III. Certificate of Appealability
A state prisoner must obtain a certificate of appealability (COA) before appealing the denial of his federal habeas petition. 28 U.S.C. § 2253(c)(1)(A). A COA may issue only when the petitioner makes a "substantial showing of the denial of a constitutional right." 28 U.S.C. § 2253(c)(2). This standard is met when "reasonable jurists could debate whether (or, for that matter, agree that) the petition should have been resolved in a different manner or that the issues presented were adequate to deserve encouragement to proceed further." Slack v. McDaniel, 529 U.S. 473, 484 (2000) (quotations omitted). A petitioner need not "show he will ultimately succeed on appeal" because "[t]he question is the debatability of the underlying constitutional claim, not the resolution of that debate." Lamarca v. Sec'y, Dep't of Corr., 568 F.3d 929, 934 (11th Cir. 2009) (citing Miller-El v. Cockrell, 537 U.S. 322, 337, 342 (2003)). Furthermore,
When the district court denies a habeas petition on procedural grounds without reaching the prisoner's underlying constitutional claim, . . . a certificate of appealability should issue only when the prisoner shows both that jurists of reason would find it debatable whether the petition states a valid claim of the denial of a constitutional right and that jurists of reason would find it debatable whether the district court was correct in its procedural ruling.Jimenez v. Quarterman, 555 U.S. 113, 118 n.3 (2009) (quotations omitted).
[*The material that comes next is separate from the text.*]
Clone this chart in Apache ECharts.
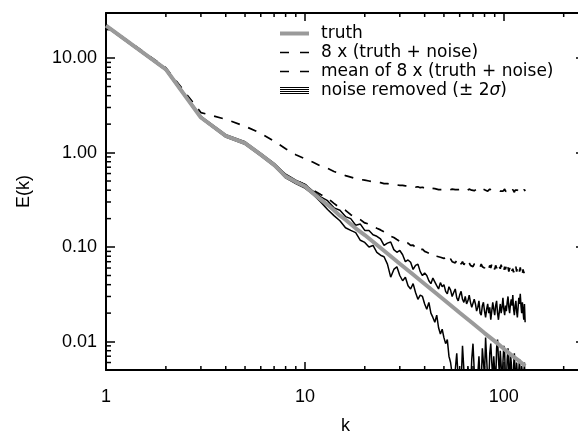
<!DOCTYPE html>
<html><head><meta charset="utf-8">
<script src="https://cdn.jsdelivr.net/npm/echarts@6/dist/echarts.min.js"></script>
<style>html,body{margin:0;padding:0;background:#fff}#c{width:578px;height:432px}</style>
</head><body><div id="c"></div><script>
const kValues = [1,2,3,4,5,6,7,8,9,10,11,12,13,14,15,16,17,18,19,20,21,22,23,24,25,26,27,28,29,30,31,32,33,34,35,36,37,38,39,40,41,42,43,44,45,46,47,48,49,50,51,52,53,54,55,56,57,58,59,60,61,62,63,64,65,66,67,68,69,70,71,72,73,74,75,76,77,78,79,80,81,82,83,84,85,86,87,88,89,90,91,92,93,94,95,96,97,98,99,100,101,102,103,104,105,106,107,108,109,110,111,112,113,114,115,116,117,118,119,120,121,122,123,124,125,126,127,128];

const truthK = [1,2,3,4,5,6,7,8,9,10,11,12,13,14,15,16,18,20,25,30,35,40,45,50,60,70,80,90,100,110,120,128];
const truthE = [22,7.6,2.35,1.5,1.26,0.95,0.74,0.56,0.49,0.44,0.37,0.32,0.28,0.245,0.215,0.195,0.158,0.134,0.0913,0.0667,0.0512,0.0407,0.0332,0.0277,0.0202,0.0155,0.0123,0.0101,0.0084,0.0071,0.0062,0.0055];

const noisySum = [22.3,7.9,2.65,2.25,1.9,1.6,1.32,1.1,0.95,0.86,0.79,0.72,0.68,0.63,0.6,0.57,0.55,0.53,0.52,0.51,0.5,0.49,0.485,0.48,0.47,0.47,0.46,0.46,0.455,0.45,0.45,0.445,0.44,0.44,0.435,0.43,0.435,0.425,0.43,0.42,0.425,0.415,0.42,0.41,0.415,0.41,0.405,0.415,0.405,0.41,
0.405,0.41,0.40,0.405,0.41,0.40,0.405,0.395,0.405,0.40,0.41,0.395,0.40,0.405,0.395,0.40,0.41,0.395,0.40,0.405,0.395,0.40,0.41,0.395,0.40,0.405,0.39,0.40,0.41,0.395,0.40,0.405,0.39,0.40,0.41,0.395,0.40,0.39,0.405,0.40,0.39,0.405,0.40,0.395,0.41,0.39,0.40,0.405,0.39,0.40,0.41,0.39,0.395,0.405,0.385,0.40,0.41,0.39,0.40,0.385,0.405,0.395,0.38,0.40,0.41,0.385,0.40,0.39,0.405,0.38,0.40,0.39,0.41,0.385,0.40,0.38,0.405,0.39];

const noisyMean = [22,7.65,2.38,1.52,1.28,0.97,0.76,0.58,0.51,0.46,0.4,0.36,0.33,0.29,0.26,0.245,0.22,0.205,0.195,0.18,0.175,0.165,0.158,0.152,0.145,0.14,0.13,0.126,0.12,0.115,0.114,0.108,0.11,0.104,0.105,0.098,0.1,0.093,0.095,0.09,0.088,0.086,0.087,0.082,0.084,0.08,0.082,0.078,0.079,0.076,
0.074,0.078,0.071,0.075,0.07,0.073,0.068,0.072,0.067,0.071,0.066,0.07,0.065,0.069,0.066,0.063,0.068,0.064,0.067,0.062,0.066,0.063,0.068,0.062,0.065,0.061,0.066,0.062,0.064,0.06,0.065,0.061,0.063,0.059,0.064,0.06,0.066,0.059,0.062,0.058,0.064,0.06,0.063,0.057,0.062,0.059,0.065,0.058,0.061,0.056,0.062,0.058,0.064,0.057,0.061,0.055,0.06,0.057,0.063,0.056,0.059,0.054,0.06,0.056,0.062,0.055,0.058,0.053,0.059,0.055,0.061,0.054,0.057,0.052,0.058,0.053,0.056,0.052];

const removedUpper = [22.5,7.8,2.42,1.55,1.3,0.98,0.77,0.59,0.51,0.46,
0.39,0.34,0.31,0.26,0.245,0.21,0.2,0.17,0.175,0.15,
0.15,0.135,0.13,0.122,0.104,0.11,0.113,0.094,0.088,0.092,
0.083,0.07,0.073,0.069,0.058,0.064,0.066,0.055,0.05,0.053,
0.05,0.044,0.041,0.047,0.045,0.039,0.036,0.042,0.038,0.04,
0.034,0.032,0.038,0.035,0.03,0.033,0.036,0.029,0.027,0.031,
0.034,0.028,0.026,0.03,0.025,0.027,0.031,0.026,0.023,0.024,
0.028,0.025,0.021,0.023,0.027,0.02,0.019,0.024,0.026,0.021,
0.018,0.022,0.025,0.02,0.023,0.017,0.021,0.026,0.022,0.019,
0.024,0.027,0.02,0.017,0.021,0.025,0.02,0.023,0.029,0.022,
0.019,0.024,0.021,0.026,0.03,0.023,0.02,0.025,0.028,0.024,
0.031,0.022,0.019,0.024,0.027,0.021,0.018,0.023,0.029,0.025,
0.032,0.024,0.02,0.026,0.021,0.017,0.025,0.016];

const removedLower = [21.5,7.4,2.3,1.46,1.22,0.92,0.72,0.54,0.47,0.42,
0.36,0.3,0.25,0.215,0.19,0.16,0.15,0.142,0.118,0.112,
0.1,0.104,0.088,0.082,0.079,0.066,0.048,0.058,0.062,0.05,
0.044,0.048,0.039,0.036,0.041,0.033,0.028,0.031,0.03,0.025,
0.022,0.026,0.02,0.018,0.016,0.019,0.014,0.012,0.0135,0.011,
0.0095,0.0105,0.007,0.006,0.0045,0.0035,0.005,0.0075,0.004,0.003,
0.0035,0.009,0.005,0.0035,0.003,0.0055,0.004,0.003,0.0065,0.0095,
0.005,0.0035,0.003,0.0045,0.007,0.004,0.0035,0.0085,0.006,0.0045,
0.011,0.0065,0.004,0.0035,0.0075,0.0095,0.006,0.004,0.007,0.005,
0.0035,0.0085,0.0105,0.0065,0.0045,0.008,0.0055,0.0035,0.006,0.009,
0.0075,0.004,0.0035,0.0065,0.0085,0.005,0.004,0.0075,0.006,0.0035,
0.003,0.0055,0.0075,0.0045,0.0035,0.006,0.0045,0.003,0.005,0.0065,
0.004,0.003,0.0055,0.0045,0.003,0.0045,0.006,0.0035];

const xMajorTicks = [1,10,100];
const xMinorTicks = [2,3,4,5,6,7,8,9,20,30,40,50,60,70,80,90,200];
const yMajorTicks = [0.01,0.1,1,10];
const yMinorTicks = [0.006,0.007,0.008,0.009,0.02,0.03,0.04,0.05,0.06,0.07,0.08,0.09,0.2,0.3,0.4,0.5,0.6,0.7,0.8,0.9,2,3,4,5,6,7,8,9,20];

const X_MIN = 1, X_MAX = 256, Y_MIN = 0.005, Y_MAX = 30;
const NAMES = ['truth','8 x (truth + noise)','mean of 8 x (truth + noise)','noise removed (± 2σ)'];
const FONT = 'Liberation Sans';
const GRAY = '#9a9a9a';

const pairs = (xs, ys) => xs.map((x, i) => [x, ys[i]]);
const chart = echarts.init(document.getElementById('c'), null, {renderer: 'canvas'});

const axisCommonX = (pos, showLabel) => ({
  type: 'log', logBase: 10, min: X_MIN, max: X_MAX, position: pos,
  axisLine: {show: true, lineStyle: {color: '#000', width: 2}},
  axisTick: {show: true, inside: true, length: 8, lineStyle: {color: '#000', width: 1.5}},
  axisLabel: {show: showLabel, color: '#000', fontFamily: FONT, fontSize: 18, margin: 18,
    formatter: v => xMajorTicks.some(t => Math.abs(t - v) < 1e-9) ? String(v) : ''},
  splitLine: {show: false}, minorTick: {show: false}
});
const axisCommonY = (pos, showLabel) => ({
  type: 'log', logBase: 10, min: Y_MIN, max: Y_MAX, position: pos,
  axisLine: {show: true, lineStyle: {color: '#000', width: 2}},
  axisTick: {show: true, inside: true, length: 9, lineStyle: {color: '#000', width: 1.5}},
  axisLabel: {show: showLabel, color: '#000', fontFamily: FONT, fontSize: 18, margin: 9,
    formatter: v => yMajorTicks.some(t => Math.abs(t - v) < 1e-9) ? v.toFixed(2) : ''},
  splitLine: {show: false}, minorTick: {show: false}
});

const xAxes = [Object.assign(axisCommonX('bottom', true), {name: 'k', nameLocation: 'middle', nameGap: 47,
  nameTextStyle: {color: '#000', fontFamily: FONT, fontSize: 18}}), axisCommonX('top', false)];
const yAxes = [Object.assign(axisCommonY('left', true), {name: 'E(k)', nameLocation: 'middle', nameGap: 73,
  nameTextStyle: {color: '#000', fontFamily: FONT, fontSize: 18}}), axisCommonY('right', false)];

const minorX = {
  type: 'custom', name: 'xminor', xAxisIndex: 0, yAxisIndex: 0, clip: false, silent: true,
  data: xMinorTicks.map(v => [v, Y_MIN]),
  renderItem: (params, api) => {
    const v = api.value(0);
    const b = api.coord([v, Y_MIN]), t = api.coord([v, Y_MAX]);
    const st = {stroke: '#000', lineWidth: 1.5};
    return {type: 'group', children: [
      {type: 'line', shape: {x1: b[0], y1: b[1], x2: b[0], y2: b[1] - 4}, style: st},
      {type: 'line', shape: {x1: t[0], y1: t[1], x2: t[0], y2: t[1] + 4}, style: st}
    ]};
  }
};
const minorY = {
  type: 'custom', name: 'yminor', xAxisIndex: 0, yAxisIndex: 0, clip: false, silent: true,
  data: yMinorTicks.map(v => [X_MIN, v]),
  renderItem: (params, api) => {
    const v = api.value(1);
    const l = api.coord([X_MIN, v]), r = api.coord([X_MAX, v]);
    const st = {stroke: '#000', lineWidth: 1.5};
    return {type: 'group', children: [
      {type: 'line', shape: {x1: l[0], y1: l[1], x2: l[0] + 5, y2: l[1]}, style: st},
      {type: 'line', shape: {x1: r[0], y1: r[1], x2: r[0] - 5, y2: r[1]}, style: st}
    ]};
  }
};

const lineBase = {type: 'line', xAxisIndex: 0, yAxisIndex: 0, symbol: 'none', showSymbol: false, clip: true, animation: false, silent: true};

chart.setOption({
  animation: false,
  backgroundColor: '#fff',
  grid: {left: 106, right: -7, top: 13, bottom: 62, containLabel: false, outerBoundsMode: 'none'},
  xAxis: xAxes,
  yAxis: yAxes,
  legend: {
    orient: 'vertical', left: 280, top: 24, padding: 0, itemGap: 0,
    itemWidth: 29, itemHeight: 7, selectedMode: false, symbolKeepAspect: true,
    data: [
      {name: NAMES[0], icon: 'path://M0,0H29V4H0Z'},
      {name: NAMES[1], icon: 'path://M0,0H9V1.6H0Z M20,0H29V1.6H20Z'},
      {name: NAMES[2], icon: 'path://M0,0H9V1.6H0Z M20,0H29V1.6H20Z'},
      {name: NAMES[3], icon: 'path://M0,0H29V1H0Z M0,2H29V3H0Z M0,4H29V5H0Z M0,6H29V7H0Z'}
    ],
    formatter: n => n === NAMES[3] ? 'noise removed (± 2{i|σ})' : n,
    textStyle: {color: '#000', fontFamily: 'DejaVu Sans', fontSize: 17, lineHeight: 19, padding: [0, 0, 0, 7],
      rich: {i: {fontStyle: 'italic', fontFamily: 'DejaVu Sans', fontSize: 17, lineHeight: 19, color: '#000'}}}
  },
  series: [
    minorX, minorY,
    Object.assign({}, lineBase, {name: NAMES[1], data: pairs(kValues, noisySum),
      lineStyle: {color: '#000', width: 1.7, type: [9, 9]}, itemStyle: {color: '#000'}}),
    Object.assign({}, lineBase, {name: NAMES[2], data: pairs(kValues, noisyMean),
      lineStyle: {color: '#000', width: 1.7, type: [9, 9]}, itemStyle: {color: '#000'}}),
    Object.assign({}, lineBase, {name: NAMES[3], data: pairs(kValues, removedUpper),
      lineStyle: {color: '#000', width: 1.5}, itemStyle: {color: '#000'}}),
    Object.assign({}, lineBase, {name: NAMES[3], data: pairs(kValues, removedLower),
      lineStyle: {color: '#000', width: 1.5}, itemStyle: {color: '#000'}}),
    Object.assign({}, lineBase, {name: NAMES[0], data: pairs(truthK, truthE),
      lineStyle: {color: GRAY, width: 4}, itemStyle: {color: GRAY}})
  ]
});
</script></body></html>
Because jurists of reason would not find it debatable, and would agree, that Petitioner's federal habeas petition is untimely, and that neither statutory nor equitable tolling nor Petitioner's actual innocence allows review of the merits of his federal habeas claims, a certificate of appealability is not warranted here.
IV. Conclusion
For the foregoing reasons, IT IS RECOMMENDED that Respondent's Motion To Dismiss Petition As Untimely (Doc. 11) be GRANTED; that Petitioner's habeas corpus petition (Doc. 1) be DISMISSED as time-barred; and that Petitioner be DENIED a certificate of appealability.
Petitioner's motion (Doc. 14) to substitute his current warden, James Deal, for Respondent Gramiak is GRANTED. The Clerk is DIRECTED to change the style of this case accordingly and is further DIRECTED to terminate the referral to the Magistrate Judge.
SO ORDERED and RECOMMENDED this 22nd day of September, 2017.